Wednesday, September 3, 2008

75/77 Stretching is Hard

8:15 pm with Libby

Another strong, good class.  Every day my left hip is getting better.   But today, I started to feel the first signs of the same problems in my right hip.  Hopefully, I have learned enough about this to nip it in the bud.

I seem to have reached a pretty steady plateau.  I'm not having either major breakthroughs or setbacks.  For the most part, I'm fine with this.  It's really nice to hit some objectively new milestone, but I think that for now I need to work on milestones having to do with focus and determination.  A while back, I joked about using Standing Head to Knee as the measure of a challenge -- to keep going until I could get my head to my knee.  Now, I'm thinking that a pretty good challenge would be to go for three days straight extending the leg and not falling out.  Now that would take some determination.

Libby said today that she thought it might be an American thing, but people here tend to think that stretching should be easy.  Which is exactly wrong -- stretching is hard.  She said this during final stretch, where I'm trying to get my heels off the ground by locking my quads.  Since this stretch puts an intense burn through the entire back of my legs, it was rather easy to agree with her.

The more I think about it, the clearer it is that there are few or no easy stretches in the Bikram series.  Even the poses that might otherwise be easy in other forms of yoga involve some pulling in this series.   In the first forward bend, we pull on our heels as hard as possible.  Other yoga schools might be content with letting gravity do most of the work.  In Eagle, we pull down on the elbows and twist like ropes.  In the Separate Leg Forward Bend, we pull on the heels again, instead of just hanging out.  In Cobra, we use our lower backs to lift up, where other yoga schools use the hands to push up and use the pose as a pure stretch instead of as a back strengthener.  In the final stretch, we are pulling as hard as we pull on our toes while locking our knees.  Again I think other schools do this a little bit differently.

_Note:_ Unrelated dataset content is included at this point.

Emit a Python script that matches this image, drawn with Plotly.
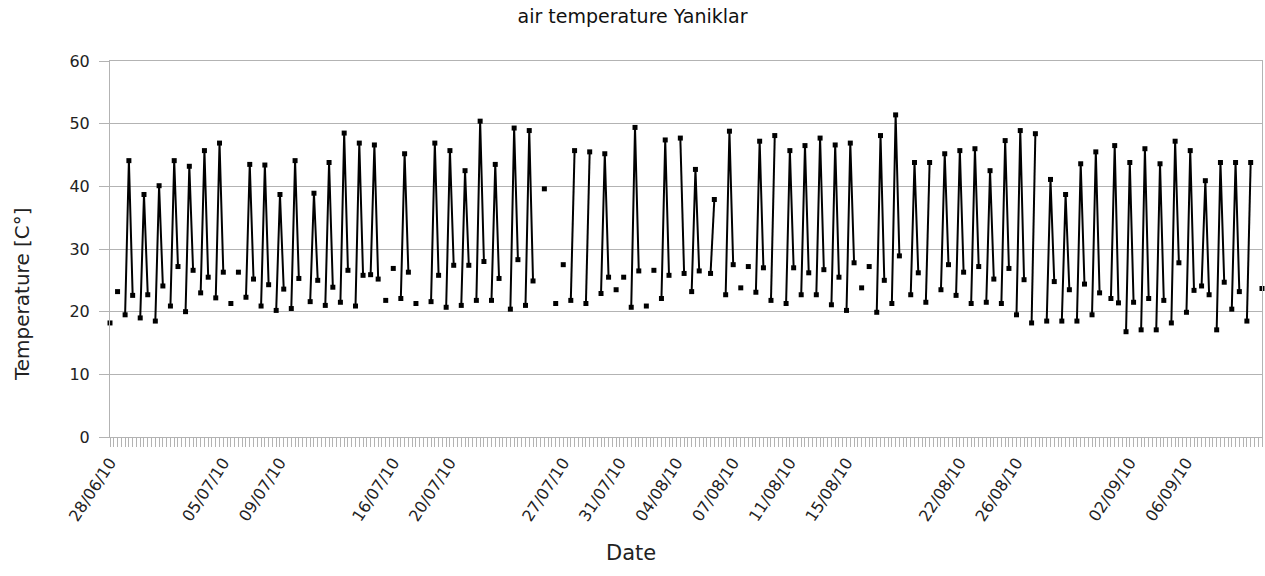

So, every pose where we might be hanging out, Bikram throws in something to pull on -- another way to push the stretch.  This is one of the things that makes the same 26 postures so interesting.  So much is going on in every one of them, and I can still see little ways, and sometimes not so little ways, that I am falling short in any one of them.  Sometimes the difficulty lies just in deciding which of the many details I might focus on to improve a particular pose.  So yes, stretching -- at least in Bikram -- is hard, but physically and mentally.  But that's also what makes it fun.